The EC report stated that Turkish foreign policy “collide with EU priorities … notably due to its support for military action in the Caucasus, Syria and Iraq.”
“Turkey’s military support in Libya, including the deployment of foreign fighters on the ground, and its persistent criticism of, and lack of cooperation with Operation IRINI, are detrimental to the EU’s effective contribution to the UN arms embargo implementation, and have led to conflicting approaches on Libya. ”
“Turkey continued to assert the validity of the Turkish-Libyan maritime delimitation and military agreements of 2019. The EU considers this an infringement of the sovereign rights of third States, not complying with the Law of the Sea and having no legal consequences for third States.”
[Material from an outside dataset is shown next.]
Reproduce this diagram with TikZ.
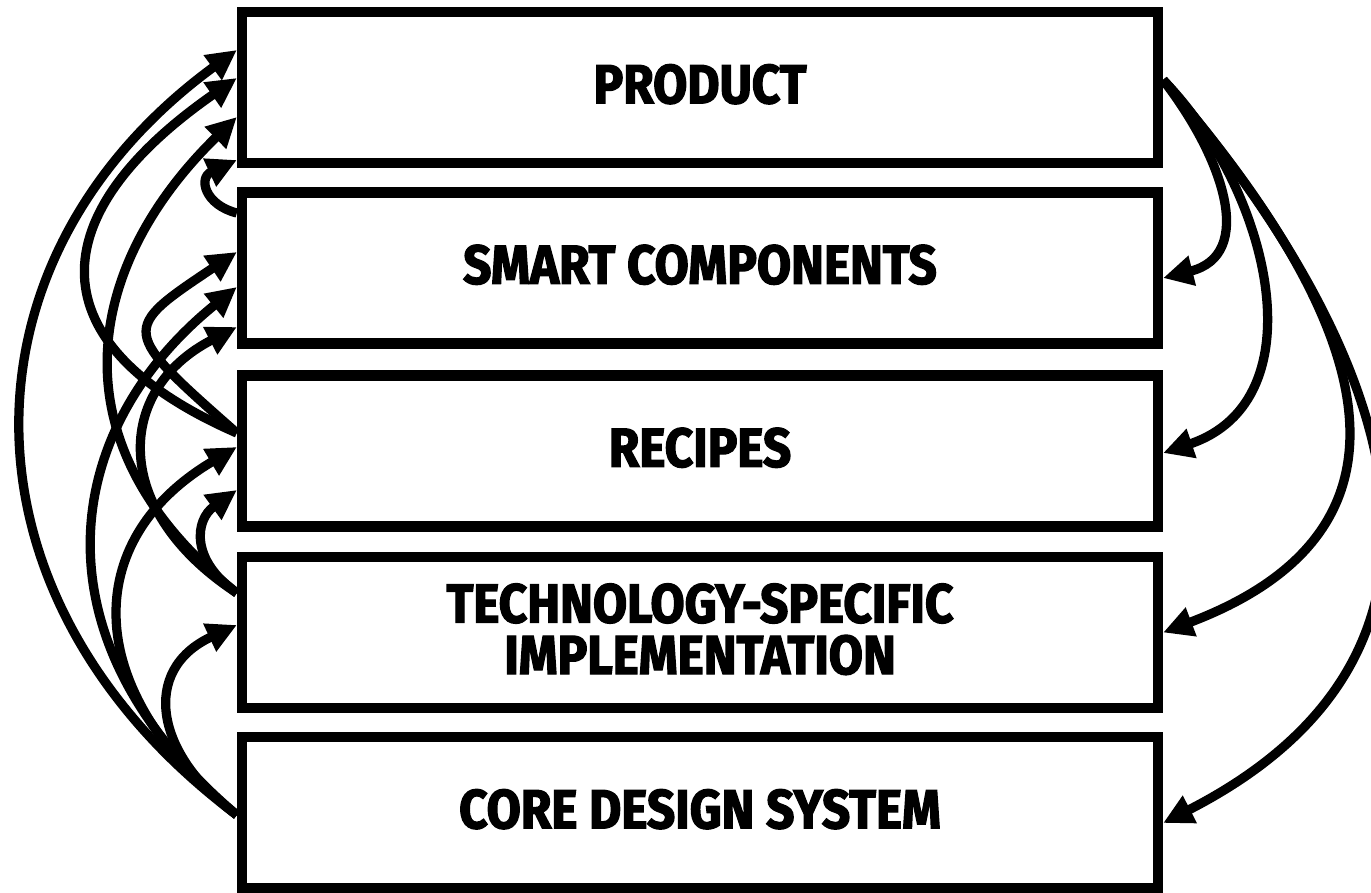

It noted that while Turkey shared the EU hopes for a stable and prosperous Syria it had pursued its own military actions in northern Syria including the use of Turkish-backed militias.
In the eastern Mediterranean, tensions had fallen at the start of the year as Turkey stopped its hydrocarbon exploration in the maritime zones of Greece and Cyprus.
“However, in early October Turkish warships obstructed the vessel Nautical Geo from conducting a survey in the Cypriot Exclusive Economic Zone, and Turkey issued a NAVTEX for conducting seismic surveys which would encompass parts of Cyprus’ EEZ. Furthermore, Turkey continued undertaking actions towards changing the status of the fenced-off city of Varosha with unacceptable unilateral decisions which go against the relevant UN SC (Security Council) Resolutions.”
“Turkey needs to commit itself unequivocally to good neighbourly relations, international agreements and to the peaceful settlement of disputes in accordance with the United Nations Charter, having recourse, if necessary, to the International Court of Justice.
On the economic front, the report noted that the Turkish economy was “well-advanced” but that it had made no progress over the reporting period and that “serious concerns” persist over its functioning”.
The report noted that Turkey’s ability to assume the obligations of EU membership was “very limited and was pursued on a rather ad hoc basis”.
“In all areas, implementation and enforcement needs substantial improvement. Ensuring the independence of regulatory authorities and developing administrative capacity are key for Turkey to achieve further progress,” the EC report concluded.